В августе 1990 года Карен начала «выключаться» чаще, или же она начала больше рассказывать об этих случаях. В четверг ночью она обнаружила у себя под подушкой нож. Она не могла понять как он туда попал. Три-четыре часа выпали вечером в пятницу. Она написала мне следующее:
Слово «мы» мне бросилось в глаза. Она была одна, но «мы доберемся домой». Карен говорила, что «включилась» по щелчку пальца и осознала, что заблудилась. Все началось во время поездки за продуктами. Она вышла из дома в половину девятого вечера и «очнулась» в два ночи. Продукты она так и не купила и не досчиталась пятнадцати долларов в сумочке. Она благодарила Бога, что оказалась не так далеко от дома.
Сейчас Карен рассказала достаточно, чтобы понять, что у нее диссоциативное расстройство личности. Оставалось выяснить, не было ли это синдромом множественном личности. На мой взгляд этот термин больше подходит для человека, в котором уживаются разные автономные личности. Большинство психиатров никогда не сталкивались с данным синдромом, и я считаю, что подтвержденные случаи расщепления личности достаточно редки, хотя многие чрезмерно усердные врачи ставили подобный диагноз, чтобы в будущем заявить, что сталкивались с чем-то подобным.

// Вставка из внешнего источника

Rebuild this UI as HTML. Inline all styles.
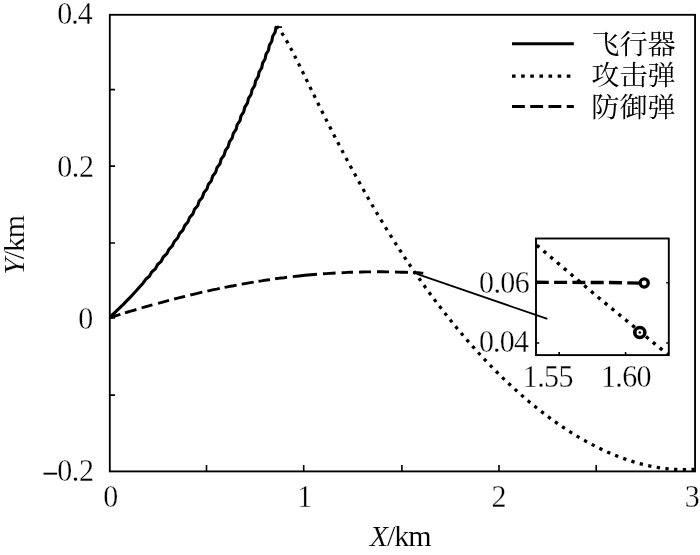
<!DOCTYPE html>
<html lang="zh"><head><meta charset="utf-8"><title>Trajectories</title>
<style>html,body{margin:0;padding:0;background:#fff;}body{width:700px;height:555px;overflow:hidden;}svg{display:block;will-change:transform;filter:grayscale(1);}text{font-family:"Liberation Serif",serif;fill:#000;stroke:#fff;stroke-width:0.3px;paint-order:fill stroke;}text.t{stroke-width:0.15px;}text.m{stroke:#000;stroke-width:0.5px;}text.c{font-family:"Liberation Serif","Noto Serif CJK SC",serif;stroke:none;}</style></head><body>
<svg width="700" height="555" viewBox="0 0 700 555" role="img" aria-label="Trajectories of aircraft, attack missile and defence missile">
<rect width="700" height="555" fill="#fff"/>
<rect x="109.80" y="14.80" width="585.25" height="456.60" fill="none" stroke="#000" stroke-width="1.85"/>
<path d="M206.50 471.40 v-6.40 M303.70 471.40 v-6.40 M401.90 471.40 v-6.40 M499.00 471.40 v-6.40 M596.20 471.40 v-6.40 M109.80 89.60 h5.20 M109.80 166.10 h5.20 M109.80 243.00 h5.20 M109.80 318.00 h5.20 M109.80 395.10 h5.20" stroke="#000" stroke-width="1.6" fill="none"/>
<text id="x0" transform="translate(103.25 507.00) scale(1 1.03)" font-size="30" letter-spacing="-1">0</text>
<text id="x1" transform="translate(297.25 507.00) scale(1 1.03)" font-size="30" letter-spacing="-1">1</text>
<text id="x2" transform="translate(491.49 507.00) scale(1 1.03)" font-size="30" letter-spacing="-1">2</text>
<text id="x3" transform="translate(684.68 507.00) scale(1 1.03)" font-size="30" letter-spacing="-1">3</text>
<text id="y04" transform="translate(57.15 24.00) scale(1 1.03)" font-size="30" letter-spacing="-0.913">0.4</text>
<text id="y02" transform="translate(57.15 177.00) scale(1 1.03)" font-size="30" letter-spacing="-0.334">0.2</text>
<text id="y0" transform="translate(78.26 329.00) scale(1 1.03)" font-size="30" letter-spacing="-1">0</text>
<text class="m" id="ymm" transform="translate(44.06 480.02) scale(1 1)" font-size="25.5" letter-spacing="-1">–</text>
<text id="ym02" transform="translate(57.18 481.00) scale(1 1.03)" font-size="30" letter-spacing="-0.352">0.2</text>
<text class="t" id="xlab" transform="translate(369.64 546.00) scale(1 1)" font-size="30" letter-spacing="-1.059"><tspan font-style="italic">X</tspan>/km</text>
<text class="t" id="ylab" transform="translate(23.88 274.82) rotate(-90)" font-size="30" letter-spacing="-1.158"><tspan font-style="italic">Y</tspan>/km</text>
<path d="M109.8 317.6 L112.5 316.8 L115.1 316.0 L117.8 315.1 L120.4 314.3 M125.0 312.9 L127.8 312.0 L130.7 311.2 L133.6 310.3 L136.4 309.5 M141.6 307.9 L144.3 307.2 L147.0 306.4 L149.7 305.6 L152.4 304.9 M158.1 303.3 L160.8 302.6 L163.6 301.8 L166.3 301.1 L169.0 300.4 M174.1 299.0 L176.8 298.3 L179.6 297.6 L182.3 297.0 L185.1 296.3 M190.3 295.0 L193.3 294.3 L196.3 293.6 L199.3 292.9 L202.3 292.2 M207.4 291.1 L210.5 290.4 L213.6 289.7 L216.7 289.1 L219.8 288.4 M224.6 287.4 L227.6 286.8 L230.6 286.2 L233.6 285.7 L236.6 285.1 M241.7 284.2 L244.7 283.6 L247.7 283.1 L250.7 282.6 L253.7 282.1 M258.5 281.3 L261.4 280.9 L264.2 280.4 L267.1 280.0 L270.0 279.6 M275.1 278.8 L278.1 278.4 L281.1 278.0 L284.1 277.7 L287.1 277.3 M292.8 276.6 L298.9 276.0 L304.9 275.3 L310.9 274.8 L317.0 274.3 M323.0 273.8 L326.1 273.6 L329.3 273.4 L332.5 273.2 L335.6 273.0 M341.6 272.7 L344.5 272.6 L347.3 272.4 L350.1 272.3 L353.0 272.2 M359.0 272.1 L362.0 272.0 L365.0 271.9 L368.0 271.9 L371.0 271.9 M377.0 271.8 L380.0 271.8 L383.0 271.8 L386.0 271.9 L389.0 271.9 M395.0 272.0 L398.2 272.1 L401.5 272.2 L404.8 272.3 L408.0 272.4 M413.0 272.6 L415.6 272.7 L418.1 272.8 L420.7 273.0 L423.3 273.1" fill="none" stroke="#000" stroke-width="2.9"/>
<path d="M109.8 317.2 L113.3 314.0 L116.8 310.7 L120.2 307.4 L123.6 304.1 L126.9 300.7 L130.2 297.3 L133.5 293.8 L136.7 290.3 L139.8 286.8 L143.0 283.2 L145.7 279.3 L149.4 276.3 L151.7 272.0 L155.4 268.8 L157.6 264.5 L161.2 261.3 L163.3 257.0 L166.9 253.7 L168.9 249.3 L172.3 245.9 L174.3 241.5 L177.7 238.0 L179.5 233.6 L182.9 230.1 L184.7 225.6 L187.9 222.0 L189.6 217.5 L192.9 213.9 L194.5 209.3 L197.7 205.7 L199.2 201.1 L202.3 197.4 L203.8 192.8 L206.9 189.1 L208.3 184.4 L211.4 180.7 L212.7 176.0 L215.7 172.2 L217.0 167.6 L220.0 163.7 L221.2 159.0 L224.1 155.2 L225.4 150.5 L228.2 146.6 L229.4 141.9 L232.2 138.0 L233.3 133.3 L236.1 129.3 L237.2 124.6 L240.0 120.6 L241.0 115.9 L243.7 111.9 L244.8 107.2 L247.4 103.1 L248.5 98.4 L251.1 94.4 L252.1 89.6 L254.7 85.6 L255.6 80.8 L258.2 76.7 L259.1 72.0 L261.7 67.9 L262.6 63.1 L265.1 59.0 L266.0 54.3 L268.5 50.2 L269.3 45.4 L271.8 41.3 L272.6 36.5 L275.1 32.3 L275.9 27.6 L276.8 26.4" fill="none" stroke="#000" stroke-width="3.1" stroke-linejoin="round"/>
<path d="M275.6 27.1 H282" fill="none" stroke="#000" stroke-width="1.7"/>
<path d="M276.80 26.34 L278.60 28.55 M281.73 32.94 L283.53 35.71 M286.32 40.34 L287.95 43.20 M290.55 47.94 L292.09 50.86 M294.57 55.65 L296.06 58.60 M298.47 63.43 L299.93 66.39 M302.31 71.24 L303.75 74.21 M306.11 79.06 L307.56 82.03 M309.92 86.88 L311.37 89.85 M313.81 94.84 L315.27 97.81 M317.73 102.79 L319.19 105.75 M321.67 110.73 L323.14 113.68 M325.64 118.65 L327.12 121.59 M329.64 126.55 L331.14 129.49 M333.67 134.44 L335.19 137.38 M337.74 142.31 L339.27 145.24 M341.85 150.16 L343.39 153.08 M346.00 157.99 L347.55 160.90 M350.18 165.80 L351.75 168.70 M354.42 173.58 L356.00 176.48 M358.69 181.34 L360.30 184.23 M363.02 189.07 L364.64 191.95 M367.40 196.78 L369.04 199.64 M371.83 204.45 L373.49 207.30 M376.31 212.09 L378.00 214.93 M380.86 219.70 L382.57 222.52 M385.46 227.27 L387.19 230.08 M390.13 234.80 L391.88 237.60 M394.86 242.29 L396.63 245.07 M399.54 249.57 L401.34 252.33 M404.28 256.80 L406.11 259.55 M409.09 263.99 L410.94 266.72 M413.96 271.13 L415.84 273.85 M418.91 278.23 L420.81 280.93 M423.92 285.28 L425.85 287.96 M429.00 292.28 L430.96 294.94 M434.16 299.23 L436.15 301.86 M439.39 306.11 L441.41 308.73 M444.70 312.95 L446.74 315.54 M450.07 319.71 L452.14 322.27 M455.52 326.40 L457.63 328.94 M461.05 333.03 L463.19 335.55 M466.67 339.59 L468.83 342.08 M472.36 346.08 L474.56 348.54 M478.14 352.49 L480.38 354.92 M484.02 358.82 L486.28 361.22 M489.98 365.07 L492.28 367.44 M496.03 371.23 L498.36 373.56 M502.17 377.30 L504.55 379.59 M508.41 383.26 L510.83 385.52 M514.75 389.12 L517.20 391.33 M521.20 394.87 L523.68 397.04 M527.74 400.51 L530.27 402.63 M534.39 406.01 L536.96 408.08 M541.15 411.39 L543.76 413.40 M548.02 416.62 L550.67 418.58 M555.00 421.70 L557.70 423.60 M562.10 426.61 L564.84 428.45 M569.31 431.36 L572.10 433.12 M576.65 435.91 L579.48 437.60 M584.11 440.26 L586.99 441.87 M591.69 444.40 L594.62 445.92 M599.39 448.30 L602.37 449.72 M607.22 451.94 L610.24 453.26 M615.16 455.31 L618.23 456.53 M623.23 458.39 L626.34 459.48 M631.41 461.15 L634.57 462.11 M639.70 463.56 L642.90 464.39 M648.17 465.63 L651.40 466.31 M656.73 467.29 L659.99 467.81 M665.36 468.53 L668.64 468.88 M674.05 469.32 L677.34 469.49 M682.76 469.63 L686.06 469.63 M691.48 469.46 L694.50 469.28" fill="none" stroke="#000" stroke-width="3.25"/>
<rect x="536.00" y="238.50" width="132.80" height="116.60" fill="#fff" stroke="#000" stroke-width="1.9"/>
<path d="M559.2 355.1 v-3.2 M625.6 355.1 v-3.2 M536.0 282.8 h3.2 M668.8 282.8 h-2.6 M536.0 343.0 h3.2 M668.8 343.0 h-2.6" stroke="#000" stroke-width="1.6" fill="none"/>
<path d="M416.7 273.9 L547.4 318.9" fill="none" stroke="#000" stroke-width="1.7"/>
<path d="M535.8 282.3 L609 282.5 L640.5 283.1" fill="none" stroke="#000" stroke-width="3.4" stroke-dasharray="13 5.3"/>
<path d="M536.5 245 L599 298 L660.4 348.4 L668.4 355" fill="none" stroke="#000" stroke-width="3.4" stroke-dasharray="3.4 5.5" stroke-dashoffset="-0.3"/>
<circle cx="644.2" cy="283" r="4.1" fill="#fff" stroke="#000" stroke-width="3.3"/>
<circle cx="639.8" cy="332.5" r="5.05" fill="#fff" stroke="#000" stroke-width="3.6"/>
<circle cx="639.8" cy="332.5" r="1.3" fill="#000"/>
<text id="i006" transform="translate(478.95 293.00) scale(1 1.03)" font-size="30" letter-spacing="-0.537">0.06</text>
<text id="i004" transform="translate(478.95 352.00) scale(1 1.03)" font-size="30" letter-spacing="-0.822">0.04</text>
<text id="i155" transform="translate(522.68 387.00) scale(1 1.03)" font-size="30" letter-spacing="-0.538">1.55</text>
<text id="i160" transform="translate(600.92 387.00) scale(1 1.03)" font-size="30" letter-spacing="-0.62">1.60</text>
<path d="M512 43.7 H573.85" stroke="#000" stroke-width="3" fill="none"/>
<path d="M512 76.2 H571.5" stroke="#000" stroke-width="3.3" stroke-dasharray="3.6 5.53" fill="none"/>
<path d="M512 106.6 H573.85" stroke="#000" stroke-width="3" stroke-dasharray="12.85 5.4" fill="none"/>
<text class="c" transform="translate(591.15 53.50) scale(1 0.97)" font-size="28.25" fill="#000">飞行器</text>
<text class="c" transform="translate(591.15 85.10) scale(1 0.97)" font-size="28.25" fill="#000">攻击弹</text>
<text class="c" transform="translate(591.15 116.50) scale(1 0.97)" font-size="28.25" fill="#000">防御弹</text>
</svg></body></html>
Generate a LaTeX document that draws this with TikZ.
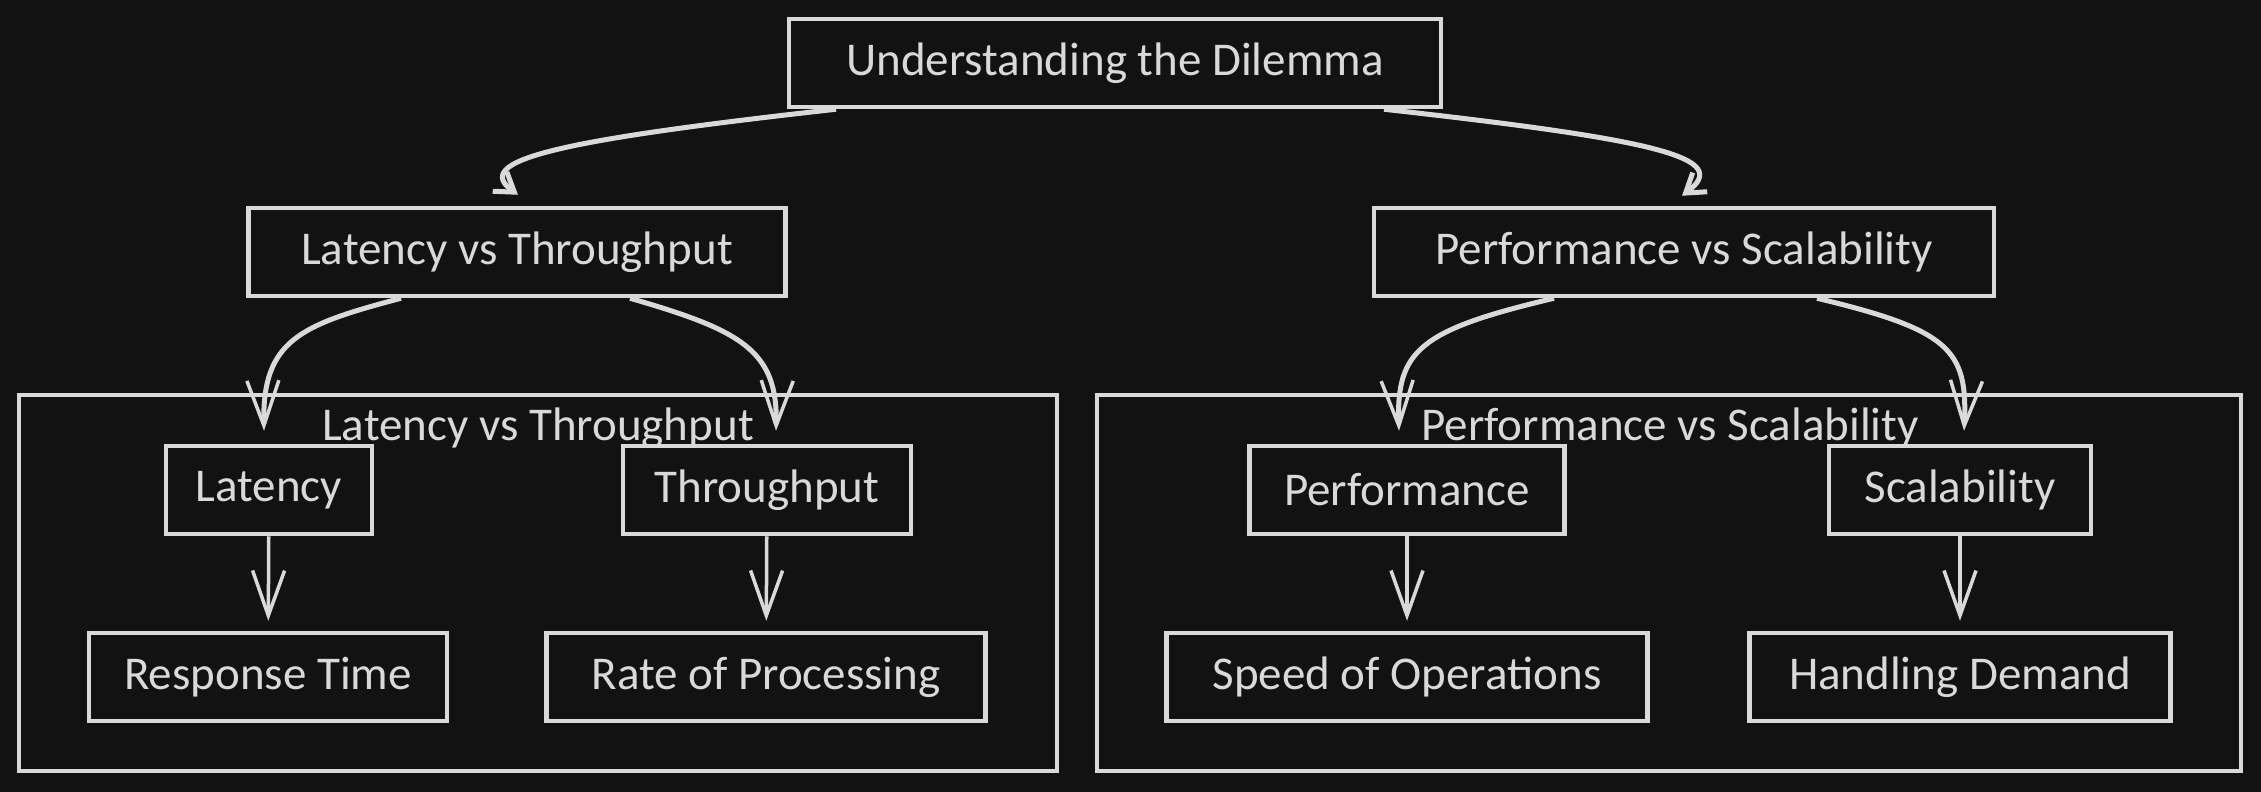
\documentclass[tikz,border=0pt]{standalone}
\usepackage{fontspec}
\setmainfont{Carlito}
\usetikzlibrary{arrows.meta}

\definecolor{bgdark}{HTML}{121212}
\definecolor{chalk}{HTML}{D9D9D9}

\tikzset{
  box/.style={draw=chalk,line width=4.5pt,text=chalk,minimum height=88pt,inner sep=0pt,font=\fontsize{47}{56}\selectfont},
  group/.style={draw=chalk,line width=4pt,inner sep=0pt},
  grouplabel/.style={text=chalk,inner sep=0pt,font=\fontsize{47}{56}\selectfont},
  link/.style={draw=chalk,line width=5pt,-{Straight Barb[length=45pt,width=32pt,line width=3.5pt]}},
  toplink/.style={draw=chalk,line width=5pt,-{Straight Barb[length=18pt,width=24pt,line width=5pt]}},
}

\begin{document}
\begin{tikzpicture}[x=1pt,y=-1pt]
  %background
  \fill[bgdark] (0,0) rectangle (2261,792);
  \useasboundingbox (0,0) rectangle (2261,792);

  %groups
  \node[group,minimum width=1038pt,minimum height=376pt] (ltgroup) at (538,583) {};
  \node[group,minimum width=1144pt,minimum height=376pt] (psgroup) at (1669,583) {};
  \node[grouplabel] (ltlabel) at (538,428) {Latency vs Throughput};
  \node[grouplabel] (pslabel) at (1670,428) {Performance vs Scalability};

  %boxes
  \node[box,minimum width=652pt] (dilemma) at (1115,63) {Understanding the Dilemma};
  \node[box,minimum width=537pt] (ltbox) at (517,252) {Latency vs Throughput};
  \node[box,minimum width=620pt] (psbox) at (1684,252) {Performance vs Scalability};
  \node[box,minimum width=206pt] (latency) at (269,490) {Latency};
  \node[box,minimum width=288pt] (throughput) at (767,490) {Throughput};
  \node[box,minimum width=358pt] (response) at (268,677) {Response Time};
  \node[box,minimum width=439pt] (rate) at (766,677) {Rate of Processing};
  \node[box,minimum width=315pt] (perf) at (1407,490) {Performance};
  \node[box,minimum width=262pt] (scal) at (1960,490) {Scalability};
  \node[box,minimum width=481pt] (speed) at (1407,677) {Speed of Operations};
  \node[box,minimum width=421pt] (demand) at (1960,677) {Handling Demand};

  %curved arrows
  \draw[toplink] ([xshift=-279pt]dilemma.south) .. controls (560,140) and (470,160) .. ([xshift=1pt,yshift=11pt]ltbox.north);
  \draw[toplink] ([xshift=269pt]dilemma.south) .. controls (1660,140) and (1732,158) .. ([xshift=-2pt,yshift=10pt]psbox.north);
  \draw[link] ([xshift=-116pt]ltbox.south) .. controls (300,325) and (262,340) .. ([xshift=-5pt,yshift=13pt]latency.north);
  \draw[link] ([xshift=113pt]ltbox.south) .. controls (740,330) and (778,350) .. ([xshift=9pt,yshift=13pt]throughput.north);
  \draw[link] ([xshift=-130pt]psbox.south) .. controls (1420,330) and (1396,350) .. ([xshift=-8pt,yshift=13pt]perf.north);
  \draw[link] ([xshift=133pt]psbox.south) .. controls (1950,330) and (1968,350) .. ([xshift=4pt,yshift=13pt]scal.north);

  %straight arrows
  \draw[link,line width=3.5pt,shorten >=10pt] (latency) -- (response);
  \draw[link,line width=3.5pt,shorten >=10pt] (throughput) -- (rate);
  \draw[link,line width=3.5pt,shorten >=10pt] (perf) -- (speed);
  \draw[link,line width=3.5pt,shorten >=10pt] (scal) -- (demand);
\end{tikzpicture}
\end{document}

Если у Карен был синдром множественной личности, то главная проблема заключалась в том, что та часть нее, которая приходитла ко мне на сеансы, не осознавала этого. Понять, что она страдала от диссоциативного расстройства личности, - не самое трудное. Оставалось неясным, как сказать об этом Карен. Я не готов был раскрыть ей свои мысли на этот счет, так как боялся ее реакции. Она едва держалась. Мне не хотелось давать ей серьезный повод для самоубийства и подталкивать ее к самому краю. Я поговорил бы с ней тогда, когда она сама начала делать бóльший акцент на этом обстоятельстве во время наших сеансов.
Пока что я сделал основной упор на укреплении взаимного доверия и управлении ее срывами.
Карен часто рассказывала о потребности наказать себя, потому что она «плохая». С ее слов, в последний раз она ранила себя три месяца назад. Она не могла смириться с тем, что ее отец трогал ее и бил. Ей больше не хотелось, чтобы к ней когда-либо прикасались снова. Ее посещали мысли вырезать свои половые органы. Тогда я посмотрел на нее. Карен выглядела слишком спокойной. Так выглядят люди, серьезно решившиеся на что-то. Разговор об отрезании частей тела пугал. Мне надо было попытаться искоренить подобные мысли.
- Обсуждая со мной насилие, которое Вы пережили, Вы утрачиваете часть столь знакомой боли, что чувствуете необходимость заполнить образовавшуюся пустоту. Я пытаюсь сказать, что нанесение вреда себе может иметь рациональное объяснение.